<<<<
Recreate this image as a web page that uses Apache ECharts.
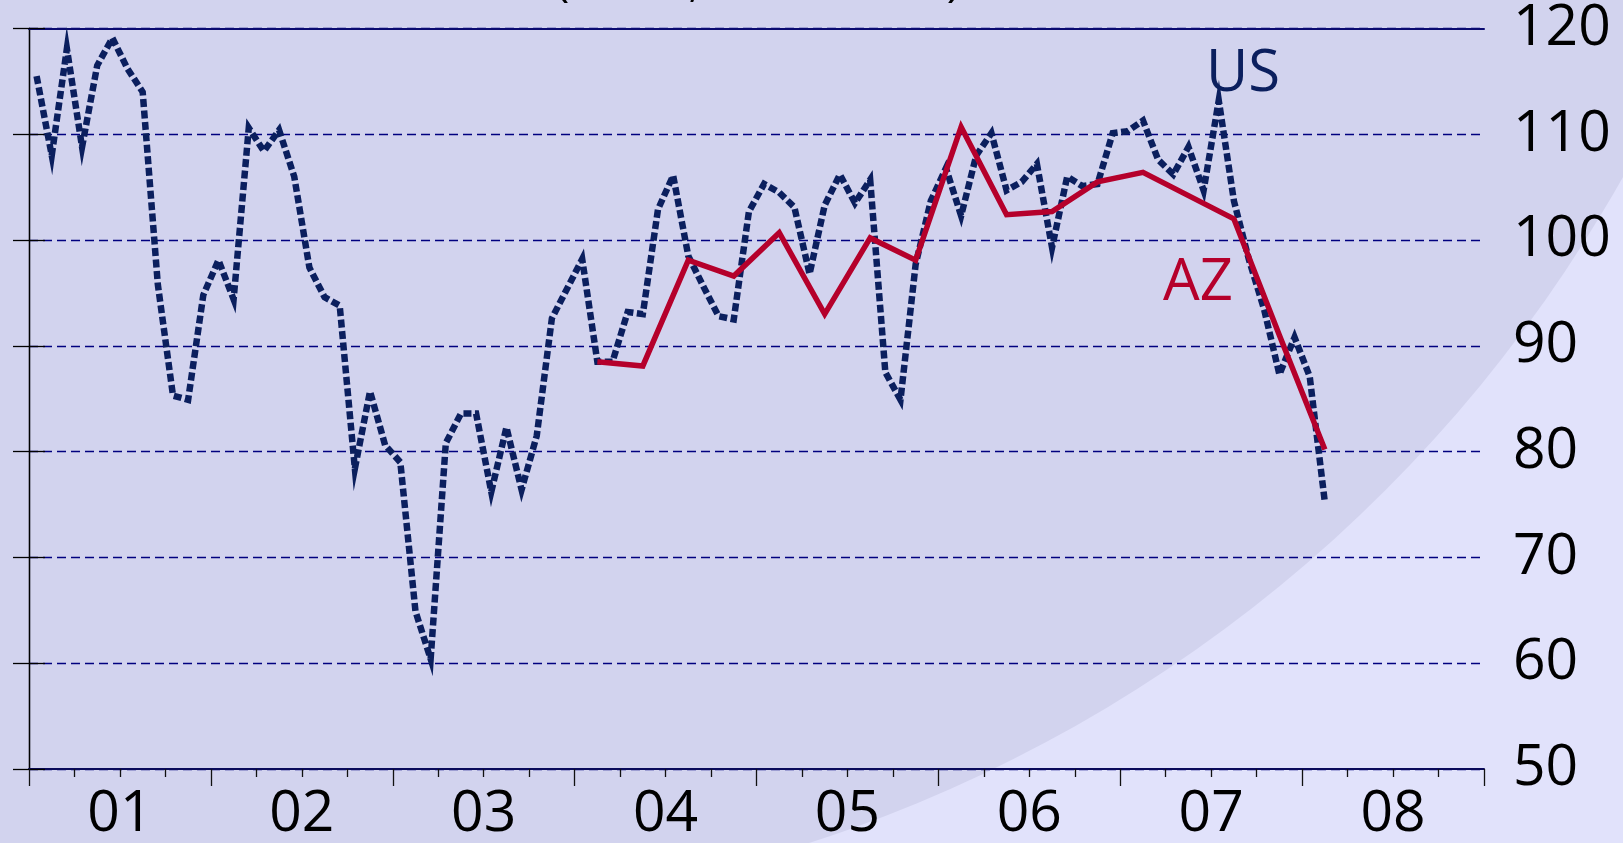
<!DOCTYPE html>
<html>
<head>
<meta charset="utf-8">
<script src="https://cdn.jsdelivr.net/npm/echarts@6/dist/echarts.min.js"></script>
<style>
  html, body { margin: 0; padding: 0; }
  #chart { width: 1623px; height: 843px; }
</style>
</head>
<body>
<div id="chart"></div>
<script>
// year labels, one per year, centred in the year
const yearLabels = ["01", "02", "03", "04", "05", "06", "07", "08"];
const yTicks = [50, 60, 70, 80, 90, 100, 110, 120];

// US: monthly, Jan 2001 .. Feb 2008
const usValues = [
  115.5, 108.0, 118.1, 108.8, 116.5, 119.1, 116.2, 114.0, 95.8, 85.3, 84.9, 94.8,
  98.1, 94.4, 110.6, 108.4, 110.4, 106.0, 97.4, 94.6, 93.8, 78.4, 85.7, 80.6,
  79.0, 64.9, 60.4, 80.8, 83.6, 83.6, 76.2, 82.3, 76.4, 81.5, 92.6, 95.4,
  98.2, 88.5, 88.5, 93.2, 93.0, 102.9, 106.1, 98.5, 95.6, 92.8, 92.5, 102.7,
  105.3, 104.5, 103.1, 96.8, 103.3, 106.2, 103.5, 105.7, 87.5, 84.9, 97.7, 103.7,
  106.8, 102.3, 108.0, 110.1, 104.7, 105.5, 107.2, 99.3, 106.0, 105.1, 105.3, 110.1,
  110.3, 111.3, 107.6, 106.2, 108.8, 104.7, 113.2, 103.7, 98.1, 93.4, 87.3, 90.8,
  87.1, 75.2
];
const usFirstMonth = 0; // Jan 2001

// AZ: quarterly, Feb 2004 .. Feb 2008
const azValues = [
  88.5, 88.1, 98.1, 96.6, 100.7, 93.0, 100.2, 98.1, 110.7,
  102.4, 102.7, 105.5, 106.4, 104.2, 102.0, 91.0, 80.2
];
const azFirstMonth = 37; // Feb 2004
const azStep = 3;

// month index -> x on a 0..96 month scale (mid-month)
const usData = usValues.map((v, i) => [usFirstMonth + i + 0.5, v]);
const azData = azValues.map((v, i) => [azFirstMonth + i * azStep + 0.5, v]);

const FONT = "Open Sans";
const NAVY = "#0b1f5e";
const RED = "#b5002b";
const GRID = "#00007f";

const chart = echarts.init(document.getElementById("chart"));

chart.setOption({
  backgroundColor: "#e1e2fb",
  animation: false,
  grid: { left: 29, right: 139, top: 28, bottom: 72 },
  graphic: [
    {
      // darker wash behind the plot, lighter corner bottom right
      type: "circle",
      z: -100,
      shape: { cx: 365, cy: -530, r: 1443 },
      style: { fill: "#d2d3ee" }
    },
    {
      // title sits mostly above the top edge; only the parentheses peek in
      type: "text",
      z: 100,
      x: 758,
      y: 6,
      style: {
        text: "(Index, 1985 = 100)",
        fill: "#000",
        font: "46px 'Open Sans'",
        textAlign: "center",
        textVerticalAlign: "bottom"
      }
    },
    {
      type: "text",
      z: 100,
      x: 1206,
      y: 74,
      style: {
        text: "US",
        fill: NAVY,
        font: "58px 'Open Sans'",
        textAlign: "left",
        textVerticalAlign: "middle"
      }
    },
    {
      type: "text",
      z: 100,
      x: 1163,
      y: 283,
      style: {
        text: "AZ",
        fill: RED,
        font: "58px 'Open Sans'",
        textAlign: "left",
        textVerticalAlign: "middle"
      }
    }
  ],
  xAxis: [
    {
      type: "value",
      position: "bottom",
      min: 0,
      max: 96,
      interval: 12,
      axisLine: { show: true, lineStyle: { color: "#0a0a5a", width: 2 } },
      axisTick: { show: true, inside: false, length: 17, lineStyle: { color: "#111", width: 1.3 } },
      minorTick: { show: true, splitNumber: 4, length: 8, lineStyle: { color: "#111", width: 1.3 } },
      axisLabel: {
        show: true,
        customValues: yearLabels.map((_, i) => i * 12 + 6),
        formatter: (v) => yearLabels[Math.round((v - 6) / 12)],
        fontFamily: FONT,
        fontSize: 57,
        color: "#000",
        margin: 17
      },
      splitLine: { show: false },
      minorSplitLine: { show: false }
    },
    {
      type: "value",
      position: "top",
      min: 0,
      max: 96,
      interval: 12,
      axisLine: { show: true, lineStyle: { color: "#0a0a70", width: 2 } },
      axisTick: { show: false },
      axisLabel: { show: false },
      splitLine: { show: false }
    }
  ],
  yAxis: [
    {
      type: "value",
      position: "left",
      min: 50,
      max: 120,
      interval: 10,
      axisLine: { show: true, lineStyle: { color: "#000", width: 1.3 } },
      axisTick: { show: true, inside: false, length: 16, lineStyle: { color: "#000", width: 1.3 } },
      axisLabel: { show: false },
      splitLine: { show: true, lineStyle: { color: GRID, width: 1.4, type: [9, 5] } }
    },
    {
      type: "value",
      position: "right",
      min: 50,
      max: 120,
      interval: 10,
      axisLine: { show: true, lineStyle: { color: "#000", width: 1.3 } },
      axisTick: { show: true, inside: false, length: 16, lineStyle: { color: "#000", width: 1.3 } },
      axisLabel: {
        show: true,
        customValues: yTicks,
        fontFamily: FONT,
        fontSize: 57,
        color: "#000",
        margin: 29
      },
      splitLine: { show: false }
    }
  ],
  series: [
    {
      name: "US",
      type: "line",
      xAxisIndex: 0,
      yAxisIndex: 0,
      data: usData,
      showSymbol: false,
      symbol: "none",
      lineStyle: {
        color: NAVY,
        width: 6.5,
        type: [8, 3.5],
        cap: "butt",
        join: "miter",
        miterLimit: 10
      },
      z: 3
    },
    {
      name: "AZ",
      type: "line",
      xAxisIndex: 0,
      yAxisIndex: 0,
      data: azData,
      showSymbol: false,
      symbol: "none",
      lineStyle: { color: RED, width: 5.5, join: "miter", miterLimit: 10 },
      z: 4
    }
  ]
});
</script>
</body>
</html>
>>>>
**EXERCISE DIRECTIONS:** Give back exactly the lines from the first line of the data through the line with "const yTicks = [50, 60, 70, 80, 90, 100, 110, 120];", pictures excluded.

**WRITTEN RESPONSE:**
Recreate this image as a web page that uses Apache ECharts.
<!DOCTYPE html>
<html>
<head>
<meta charset="utf-8">
<script src="https://cdn.jsdelivr.net/npm/echarts@6/dist/echarts.min.js"></script>
<style>
  html, body { margin: 0; padding: 0; }
  #chart { width: 1623px; height: 843px; }
</style>
</head>
<body>
<div id="chart"></div>
<script>
// year labels, one per year, centred in the year
const yearLabels = ["01", "02", "03", "04", "05", "06", "07", "08"];
const yTicks = [50, 60, 70, 80, 90, 100, 110, 120];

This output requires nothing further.